##### Records #####
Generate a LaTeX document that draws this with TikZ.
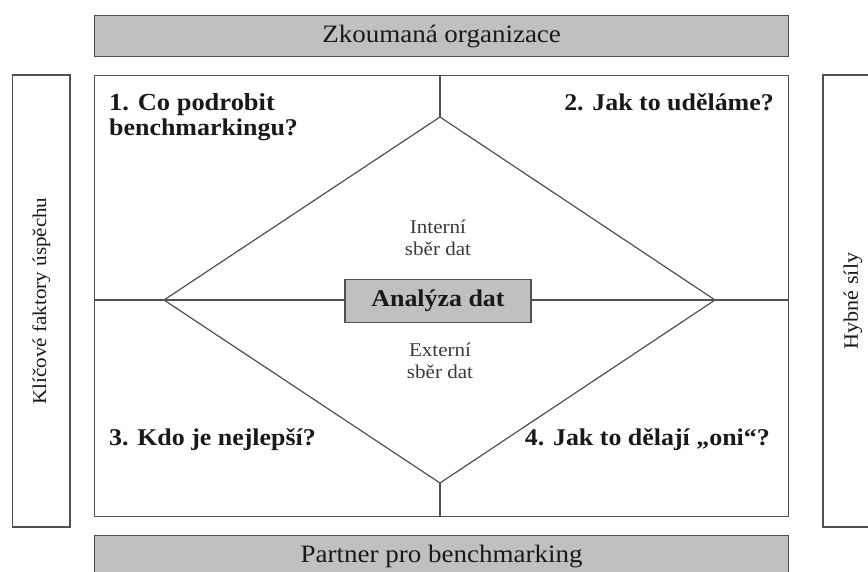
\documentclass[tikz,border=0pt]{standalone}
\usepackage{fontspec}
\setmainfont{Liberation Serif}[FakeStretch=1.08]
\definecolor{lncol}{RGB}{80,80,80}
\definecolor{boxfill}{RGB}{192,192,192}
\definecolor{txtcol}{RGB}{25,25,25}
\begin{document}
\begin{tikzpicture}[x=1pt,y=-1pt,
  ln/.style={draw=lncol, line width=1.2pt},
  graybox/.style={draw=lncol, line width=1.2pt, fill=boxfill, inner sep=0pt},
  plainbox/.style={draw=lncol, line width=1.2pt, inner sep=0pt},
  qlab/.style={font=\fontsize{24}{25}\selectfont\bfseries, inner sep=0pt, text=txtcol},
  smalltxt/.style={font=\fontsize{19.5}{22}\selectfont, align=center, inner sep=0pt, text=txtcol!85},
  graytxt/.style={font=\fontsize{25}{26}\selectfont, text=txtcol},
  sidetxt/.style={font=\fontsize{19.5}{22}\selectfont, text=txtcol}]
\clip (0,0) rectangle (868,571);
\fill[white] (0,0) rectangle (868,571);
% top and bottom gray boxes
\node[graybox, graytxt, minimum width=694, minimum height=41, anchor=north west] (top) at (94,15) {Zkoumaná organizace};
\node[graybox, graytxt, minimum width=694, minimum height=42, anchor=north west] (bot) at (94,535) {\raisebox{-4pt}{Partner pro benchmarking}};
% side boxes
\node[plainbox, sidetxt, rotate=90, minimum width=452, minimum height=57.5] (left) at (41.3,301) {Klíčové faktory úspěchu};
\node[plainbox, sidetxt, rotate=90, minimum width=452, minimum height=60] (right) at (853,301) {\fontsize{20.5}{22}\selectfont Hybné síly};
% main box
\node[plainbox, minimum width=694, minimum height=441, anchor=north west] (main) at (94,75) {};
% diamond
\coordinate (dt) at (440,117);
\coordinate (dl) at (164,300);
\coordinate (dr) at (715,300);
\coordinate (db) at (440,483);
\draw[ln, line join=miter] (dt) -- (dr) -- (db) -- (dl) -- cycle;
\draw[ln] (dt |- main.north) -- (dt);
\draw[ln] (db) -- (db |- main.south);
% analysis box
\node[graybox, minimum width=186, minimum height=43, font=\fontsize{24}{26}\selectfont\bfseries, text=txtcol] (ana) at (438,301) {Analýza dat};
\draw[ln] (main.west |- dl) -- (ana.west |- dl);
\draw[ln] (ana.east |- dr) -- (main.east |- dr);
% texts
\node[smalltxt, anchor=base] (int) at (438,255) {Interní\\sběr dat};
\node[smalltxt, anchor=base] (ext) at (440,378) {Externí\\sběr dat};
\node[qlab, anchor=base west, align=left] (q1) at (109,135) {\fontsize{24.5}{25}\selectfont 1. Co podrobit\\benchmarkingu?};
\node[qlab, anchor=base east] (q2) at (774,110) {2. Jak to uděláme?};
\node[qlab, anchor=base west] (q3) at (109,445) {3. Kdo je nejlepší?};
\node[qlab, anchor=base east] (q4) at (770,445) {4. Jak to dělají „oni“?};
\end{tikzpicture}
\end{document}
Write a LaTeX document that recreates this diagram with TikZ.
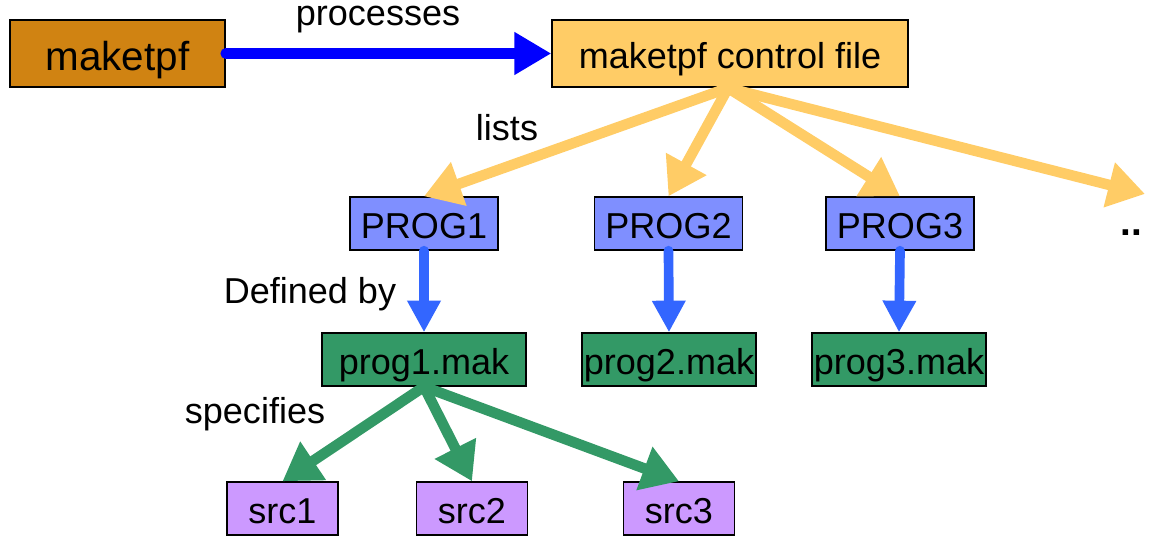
#####
##### Records #####
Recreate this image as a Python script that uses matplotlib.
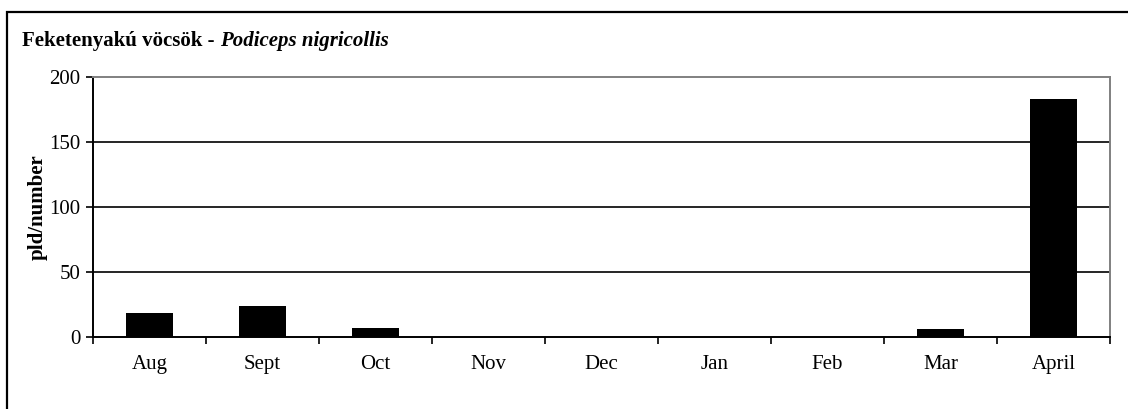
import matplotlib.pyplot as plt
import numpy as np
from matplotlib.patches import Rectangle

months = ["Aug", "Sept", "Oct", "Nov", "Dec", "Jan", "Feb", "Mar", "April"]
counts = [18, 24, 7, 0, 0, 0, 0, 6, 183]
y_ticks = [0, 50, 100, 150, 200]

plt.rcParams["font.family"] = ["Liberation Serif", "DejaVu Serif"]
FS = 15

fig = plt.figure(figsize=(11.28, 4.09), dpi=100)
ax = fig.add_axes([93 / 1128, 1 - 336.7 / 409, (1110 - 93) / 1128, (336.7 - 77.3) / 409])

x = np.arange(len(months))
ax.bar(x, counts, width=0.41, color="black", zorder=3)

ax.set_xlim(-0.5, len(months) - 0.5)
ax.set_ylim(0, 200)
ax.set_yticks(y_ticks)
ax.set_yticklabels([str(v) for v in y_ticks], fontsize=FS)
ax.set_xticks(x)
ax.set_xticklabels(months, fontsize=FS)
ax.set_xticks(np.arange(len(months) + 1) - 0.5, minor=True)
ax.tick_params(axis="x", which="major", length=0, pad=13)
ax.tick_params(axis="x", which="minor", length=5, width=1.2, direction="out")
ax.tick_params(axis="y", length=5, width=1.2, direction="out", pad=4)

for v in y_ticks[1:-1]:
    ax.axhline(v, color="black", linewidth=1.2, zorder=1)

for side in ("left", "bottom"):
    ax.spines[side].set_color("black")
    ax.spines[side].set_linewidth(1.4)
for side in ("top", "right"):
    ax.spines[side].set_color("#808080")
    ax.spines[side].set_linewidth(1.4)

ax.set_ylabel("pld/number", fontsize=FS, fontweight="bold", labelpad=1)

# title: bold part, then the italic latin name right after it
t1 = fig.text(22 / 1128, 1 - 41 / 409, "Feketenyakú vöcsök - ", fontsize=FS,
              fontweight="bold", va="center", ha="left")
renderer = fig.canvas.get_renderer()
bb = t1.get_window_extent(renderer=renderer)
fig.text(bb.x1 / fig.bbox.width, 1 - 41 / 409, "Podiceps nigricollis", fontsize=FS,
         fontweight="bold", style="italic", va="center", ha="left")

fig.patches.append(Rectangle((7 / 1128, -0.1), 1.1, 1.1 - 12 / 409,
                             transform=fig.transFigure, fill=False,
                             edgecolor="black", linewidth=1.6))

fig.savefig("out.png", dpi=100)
#####
##### Records #####
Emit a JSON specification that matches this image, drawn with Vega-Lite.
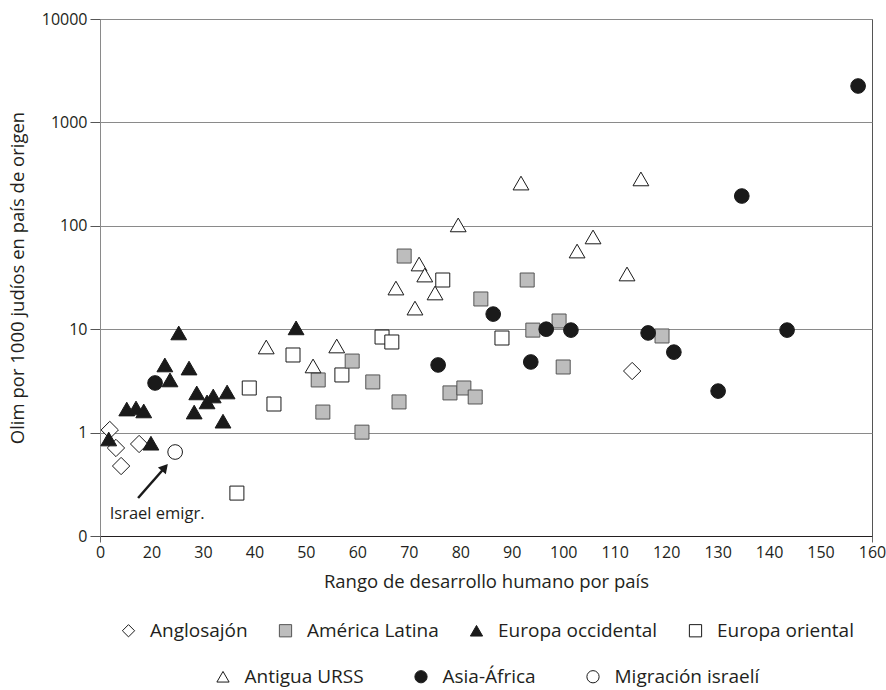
#####
Report how many lines of the data contain the word "matplotlib", using the number alone.

Output for this exercise: 3